63 dni czekali kibice Stali Stalowa Wola na wyjazdowe ligowe zwycięstwo swojej drużyny. W 1. kolejce, 7 sierpnia „Stalówka” pokonała w Świdniku Avię 1:0, a w ostatniej, 10 października, Tomasovię 3:0. Wszystkie bramki padły w ostatnich 20. minutach podstawowego czasu gry.

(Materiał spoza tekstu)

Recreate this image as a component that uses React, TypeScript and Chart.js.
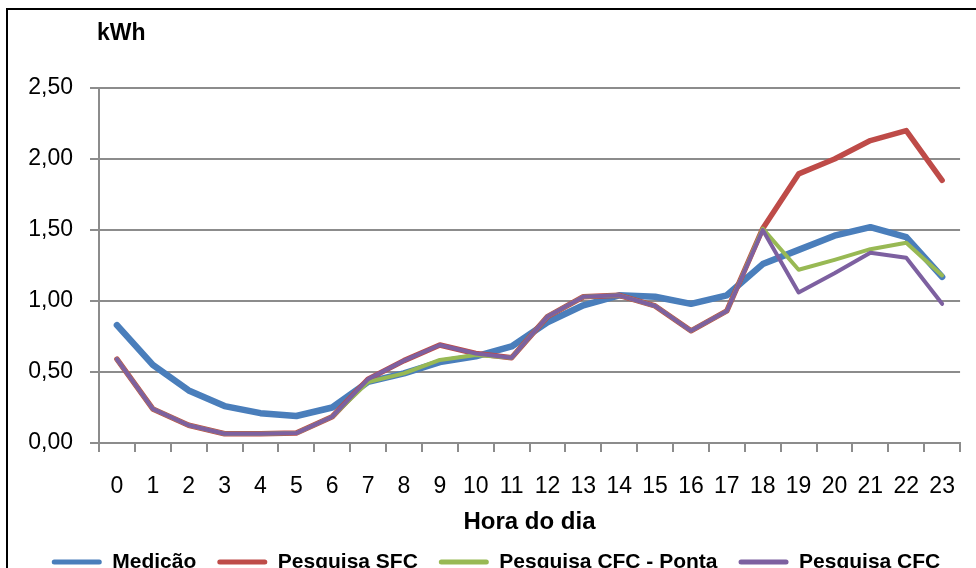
import React, { useEffect, useRef } from 'react';
import { Chart, registerables } from 'chart.js';

Chart.register(...registerables);

const hours = ['0', '1', '2', '3', '4', '5', '6', '7', '8', '9', '10', '11', '12', '13', '14', '15', '16', '17', '18', '19', '20', '21', '22', '23'];
const medicao = [0.83, 0.55, 0.37, 0.26, 0.21, 0.19, 0.25, 0.43, 0.49, 0.57, 0.61, 0.68, 0.85, 0.97, 1.04, 1.03, 0.98, 1.04, 1.26, 1.36, 1.46, 1.52, 1.45, 1.17];
const pesquisaSFC = [0.59, 0.24, 0.125, 0.065, 0.065, 0.07, 0.185, 0.45, 0.58, 0.69, 0.63, 0.6, 0.89, 1.03, 1.04, 0.965, 0.79, 0.93, 1.51, 1.895, 2.0, 2.13, 2.2, 1.85];
const pesquisaCFCPonta = [0.59, 0.24, 0.125, 0.065, 0.065, 0.07, 0.185, 0.43, 0.49, 0.585, 0.62, 0.6, 0.89, 1.03, 1.04, 0.965, 0.79, 0.93, 1.51, 1.22, 1.29, 1.365, 1.41, 1.18];
const pesquisaCFC = [0.59, 0.24, 0.125, 0.065, 0.065, 0.07, 0.185, 0.45, 0.58, 0.69, 0.63, 0.6, 0.89, 1.03, 1.04, 0.965, 0.79, 0.93, 1.5, 1.06, 1.195, 1.34, 1.305, 0.98];
const yTicks = [0, 0.5, 1, 1.5, 2, 2.5];
const seriesNames = ['Medição', 'Pesquisa SFC', 'Pesquisa CFC - Ponta', 'Pesquisa CFC'];
const unitLabel = 'kWh';
const xAxisTitle = 'Hora do dia';

const FONT = '"Liberation Sans", Arial, sans-serif';
const GRID = '#8c8c8c';

const unitLabelPlugin = {
  id: 'unitLabel',
  afterDraw(chart: any) {
    const ctx = chart.ctx;
    ctx.save();
    ctx.font = `bold 23px ${FONT}`;
    ctx.fillStyle = '#000';
    ctx.textAlign = 'left';
    ctx.textBaseline = 'middle';
    ctx.fillText(unitLabel, 97, 34);
    ctx.restore();
  },
};

export default function App() {
  const canvasRef = useRef<HTMLCanvasElement | null>(null);

  useEffect(() => {
    if (!canvasRef.current) return;
    const mk = (label: string, data: number[], color: string, width: number, order: number) => ({
      label,
      data,
      borderColor: color,
      backgroundColor: color,
      borderWidth: width,
      pointRadius: 0,
      pointHoverRadius: 0,
      tension: 0,
      fill: false,
      borderCapStyle: 'round',
      borderJoinStyle: 'round',
      order,
    });
    const chart = new Chart(canvasRef.current, {
      type: 'line',
      data: {
        labels: hours,
        datasets: [
          mk(seriesNames[0], medicao, '#4A7EBB', 6.5, 4),
          mk(seriesNames[1], pesquisaSFC, '#BE4B48', 5.5, 3),
          mk(seriesNames[2], pesquisaCFCPonta, '#98B954', 4, 2),
          mk(seriesNames[3], pesquisaCFC, '#7D60A0', 4, 1),
        ] as any,
      },
      options: {
        responsive: false,
        animation: false,
        events: [],
        layout: { padding: { left: 20, right: 4, top: 88, bottom: -14.5 } },
        plugins: {
          tooltip: { enabled: false },
          title: { display: false },
          legend: {
            display: true,
            position: 'bottom',
            align: 'center',
            labels: {
              font: { family: FONT, size: 21, weight: 'bold' },
              color: '#000',
              boxWidth: 50,
              boxHeight: 5,
              padding: 21,
              useBorderRadius: true,
              borderRadius: 2.5,
              sort: (a: any, b: any) => a.datasetIndex - b.datasetIndex,
              generateLabels: (chart: any) => {
                const items = (Chart.defaults.plugins.legend.labels as any).generateLabels(chart);
                return items.map((it: any) => ({ ...it, lineWidth: 0, fillStyle: it.strokeStyle, borderRadius: 2.5 }));
              },
            },
          },
        },
        scales: {
          x: {
            type: 'category',
            offset: true,
            afterFit: (scale: any) => {
              scale.height = 87.5;
            },
            grid: {
              display: true,
              offset: true,
              drawOnChartArea: false,
              drawTicks: true,
              tickLength: 9,
              color: GRID,
              lineWidth: 2,
            },
            border: { display: true, color: GRID, width: 2 },
            ticks: {
              autoSkip: false,
              maxRotation: 0,
              minRotation: 0,
              padding: 21,
              color: '#000',
              font: { family: FONT, size: 23 },
            },
            title: {
              display: true,
              text: xAxisTitle,
              color: '#000',
              font: { family: FONT, size: 24, weight: 'bold' },
              padding: { top: 0, bottom: -6 },
            },
          },
          y: {
            type: 'linear',
            min: 0,
            max: 2.5,
            afterFit: (scale: any) => {
              scale.width = 79;
            },
            afterBuildTicks: (scale: any) => {
              scale.ticks = yTicks.map((v) => ({ value: v }));
            },
            grid: {
              display: true,
              drawOnChartArea: true,
              drawTicks: true,
              tickLength: 9,
              color: GRID,
              lineWidth: 2,
            },
            border: { display: true, color: GRID, width: 2 },
            ticks: {
              padding: 17,
              color: '#000',
              font: { family: FONT, size: 23 },
              callback: (v: any) => Number(v).toFixed(2).replace('.', ','),
            },
          },
        },
      } as any,
      plugins: [unitLabelPlugin],
    });
    return () => chart.destroy();
  }, []);

  return (
    <div style={{ position: 'fixed', left: 0, top: 0, width: 976, height: 568, overflow: 'hidden', background: '#fff' }}>
      <div
        style={{
          position: 'absolute',
          left: 6,
          top: 8,
          width: 1200,
          height: 1200,
          border: '2px solid #000',
          boxSizing: 'border-box',
        }}
      />
      <canvas ref={canvasRef} width={976} height={568} style={{ position: 'absolute', left: 0, top: 0, width: 976, height: 568 }} />
    </div>
  );
}
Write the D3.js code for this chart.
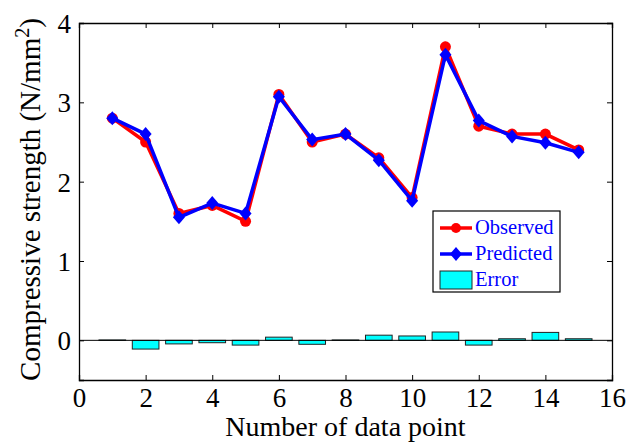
<!DOCTYPE html>
<head>
    <script src="https://d3js.org/d3.v7.min.js"></script>
    <style>
        body {margin: 0; background: #fff;}
        text {font-family: "Liberation Serif", "Times New Roman", serif;}
    </style>
</head>
<body>
</body>
<script>
  const points = d3.range(1, 16),
        observed = [2.8, 2.5, 1.6, 1.7, 1.5, 3.1, 2.5, 2.6, 2.3, 1.8, 3.7, 2.7, 2.6, 2.6, 2.4],
        predicted = [2.8, 2.6, 1.55, 1.73, 1.6, 3.07, 2.53, 2.6, 2.27, 1.76, 3.6, 2.77, 2.57, 2.49, 2.37],
        errors = [0.005, -0.11, -0.045, -0.03, -0.06, 0.04, -0.05, 0.005, 0.065, 0.055, 0.105, -0.06, 0.02, 0.1, 0.02],
        xTicks = [0, 2, 4, 6, 8, 10, 12, 14, 16],
        yTicks = [0, 1, 2, 3, 4];

  const width = 627,
        height = 447,
        margin = {top: 23, right: 15, bottom: 67, left: 79};

  const x = d3.scaleLinear().domain([0, 16]).range([margin.left, width - margin.right]);
  const y = d3.scaleLinear().domain([-0.5, 4]).range([height - margin.bottom, margin.top]);

  const svg = d3.select("body").append("svg")
      .attr("width", width)
      .attr("height", height);

  // error bars
  const bw = x(0.8) - x(0);
  svg.append("g").selectAll("rect")
      .data(errors)
    .enter().append("rect")
      .attr("x", (d, i) => x(points[i]) - bw / 2)
      .attr("y", d => y(Math.max(0, d)))
      .attr("width", bw)
      .attr("height", d => Math.abs(y(d) - y(0)))
      .attr("fill", "#00ffff")
      .attr("stroke", "#222")
      .attr("stroke-width", 1);

  // zero line
  svg.append("line")
      .attr("x1", x(0)).attr("x2", x(16))
      .attr("y1", y(0)).attr("y2", y(0))
      .attr("stroke", "#000").attr("stroke-width", 1);

  const line = d3.line().x((d, i) => x(points[i])).y(d => y(d));

  svg.append("path").datum(observed)
      .attr("d", line).attr("fill", "none")
      .attr("stroke", "#ff0000").attr("stroke-width", 3.5);
  svg.append("g").selectAll("circle").data(observed)
    .enter().append("circle")
      .attr("cx", (d, i) => x(points[i])).attr("cy", d => y(d))
      .attr("r", 5.5).attr("fill", "#ff0000");

  svg.append("path").datum(predicted)
      .attr("d", line).attr("fill", "none")
      .attr("stroke", "#0000ff").attr("stroke-width", 3.5);
  const diamond = "M0,-7L6,0L0,7L-6,0Z";
  svg.append("g").selectAll("path").data(predicted)
    .enter().append("path")
      .attr("transform", (d, i) => `translate(${x(points[i])},${y(d)})`)
      .attr("d", diamond).attr("fill", "#0000ff");

  // axes box
  const gx = svg.append("g")
      .attr("transform", `translate(0,${y(-0.5)})`)
      .call(d3.axisBottom(x).tickValues(xTicks).tickSize(-5).tickPadding(8).tickFormat(d3.format("d")));
  gx.selectAll("text").style("font-size", "27px").attr("fill", "#000");
  svg.append("g")
      .attr("transform", `translate(0,${y(4)})`)
      .call(d3.axisTop(x).tickValues(xTicks).tickSize(-5).tickFormat(""));
  const gy = svg.append("g")
      .attr("transform", `translate(${x(0)},0)`)
      .call(d3.axisLeft(y).tickValues(yTicks).tickSize(-5).tickPadding(8).tickFormat(d3.format("d")));
  gy.selectAll("text").style("font-size", "27px").attr("fill", "#000").attr("dy", "0.35em");
  svg.append("g")
      .attr("transform", `translate(${x(16)},0)`)
      .call(d3.axisRight(y).tickValues(yTicks).tickSize(-5).tickFormat(""));
  svg.selectAll(".domain").attr("stroke", "#000").attr("stroke-width", 1.3);
  svg.selectAll(".tick line").attr("stroke", "#000");

  // axis labels
  svg.append("text")
      .attr("x", (x(0) + x(16)) / 2).attr("y", 436)
      .attr("text-anchor", "middle")
      .style("font-size", "28px")
      .text("Number of data point");

  const yl = svg.append("text")
      .attr("transform", `translate(40,${(y(-0.5) + y(4)) / 2 - 2}) rotate(-90)`)
      .attr("text-anchor", "middle")
      .style("font-size", "29px");
  yl.append("tspan").text("Compressive strength (N/mm");
  yl.append("tspan").attr("dy", -11).style("font-size", "20px").text("2");
  yl.append("tspan").attr("dy", 11).text(")");

  // legend
  const lg = svg.append("g").attr("transform", "translate(433,211)");
  lg.append("rect").attr("width", 127).attr("height", 81)
      .attr("fill", "#fff").attr("stroke", "#000").attr("stroke-width", 1.2);
  const items = ["Observed", "Predicted", "Error"];
  items.forEach((name, i) => {
    const cy = 17 + i * 26;
    if (i < 2) {
      const col = i === 0 ? "#ff0000" : "#0000ff";
      lg.append("line").attr("x1", 7).attr("x2", 39).attr("y1", cy).attr("y2", cy)
          .attr("stroke", col).attr("stroke-width", 3.5);
      if (i === 0) lg.append("circle").attr("cx", 23).attr("cy", cy).attr("r", 5).attr("fill", col);
      else lg.append("path").attr("transform", `translate(23,${cy})`).attr("d", diamond).attr("fill", col);
    } else {
      lg.append("rect").attr("x", 7).attr("y", cy - 9).attr("width", 32).attr("height", 18)
          .attr("fill", "#00ffff").attr("stroke", "#222");
    }
    lg.append("text").attr("x", 42).attr("y", cy + 6)
        .style("font-size", "20.5px").attr("fill", "#0000ff").text(name);
  });
</script>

Zwycięstwo jedenastki trenera Łukasza Berety było ze wszech miar zasłużone. Stal Stalowa Wola posiadała przewagę od pierwszej do ostatniej minuty. Gdyby tylko sam Daniel Świderski miał tego dnia lepiej ustawiony celownik, to wyjeżdżałby ze znacznie bogatszym dorobkiem bramkowym. Inna rzecz, że kapitalnie w bramce Tomasovii, szczególnie w pierwszej połowie, spisywał się Karol Krawczyk, który debiutował w pierwszej drużynie. We wszystkich wcześniejszych meczach w bramce Tomasovii stał Łukasz Bartoszczyk, który oglądał mecz z ławki.
Najlepsza interwencja bramkarska w sezonie
Do przerwy Krawczyk uratował swój zespół przed utratą co najmniej trzech bramek. Jedna z jego obron, kiedy instynktownie przeniósł piłkę nad poprzeczką po strzale Świderskiego, może spokojnie nominować do tytułu „Najlepsza interwencja bramkarska sezonu 21/22”.
Najlepszą jednak okazję do zdobycia bramki miała Stal „bez udziału” Krawczyka. W rolach głównych wystąpił duet: Bartłomiej Kiełbasa i Daniel Świderski. Pierwszy wbiegł z prawej strony w pola karne Tomasovii i jak na patelni wyłożył piłkę stojącemu 4-5 metrów przed bramką „Świdrowi”. Napastnik Stali Stalowa Wola zachował się jak należy, czyli przystawił nogę i nie… trafił. Piłka przeturlała się obok słupka.
Duda ze Stępniowskim zaporą nie do przejścia
W drugiej połowie mecz się wyrównał. Tomasovia zamknięta na swojej połowie ograniczała się do wybijania z rytmy gry rywala i piłki, jak najdalej od swojego pola karnego, licząc na to, że sposób na Stal znajdzie jej najskuteczniejszy piłkarz, Damian, ale napastnik Tomasovii był pieczołowicie pilnowany przez zawodników ze Stalowej Woli i praktycznie nie istniał. Bardzo dobrze z defensywnych zadań wywiązywali się w Stali, Wiktor Stępniowski i Sławomir Duda.
Jopek napoczął, Świderski skończył
W końcu udało się się Stali przeprowadzić akcję, po której objęła prowadzenie. Bartłomiej Olszewski został sfaulowany przez Jakuba Czarnieckiego w polu karnym i sędzia podyktował rzut karny, który na gola zamienił Szymon Jopek.
Chwilę później trener gospodarzy przeprowadził potrójną zmianę, ale nic ona Tomasovii nie dała. W końcówce spotkania Stal zdobyła dwie kolejne bramki. W 86. minucie zza pola karnego huknął Sławomir Duda, a wynik ustalił głową, po dośrodkowaniu Olszewskiego z rzutu rożnego, Daniel Świderski.
TOMASOVIA – STAL 0:3 (0:0)
0-1 Jopek (71 – rzut karny), 0-2 Duda (86), 0-3 Świderski (90)
TOMASOVIA: Krawczyk – Czarniecki, Turek, Chmura, Zozula, Pleskacz (56 Lis) – Błajda (75 A.Żurawski), Kycko (75 Kurzępa), M.Żurawski (75 Baran) – D.Szuta, J.Szuta.
STAL: Smyłek – Zięba, Khorolskyi, Hudzik, Olszewski – Kiełbasa (68 Wojtak), Stępniowski (85 Pietrzyk), Jopek, Duda, Drobot (57 Klepacki) – Świderski.
Sędziował Sebastian Godek (Rzeszów). Żółte kartki: Czarniecki, Turek – Wojtak.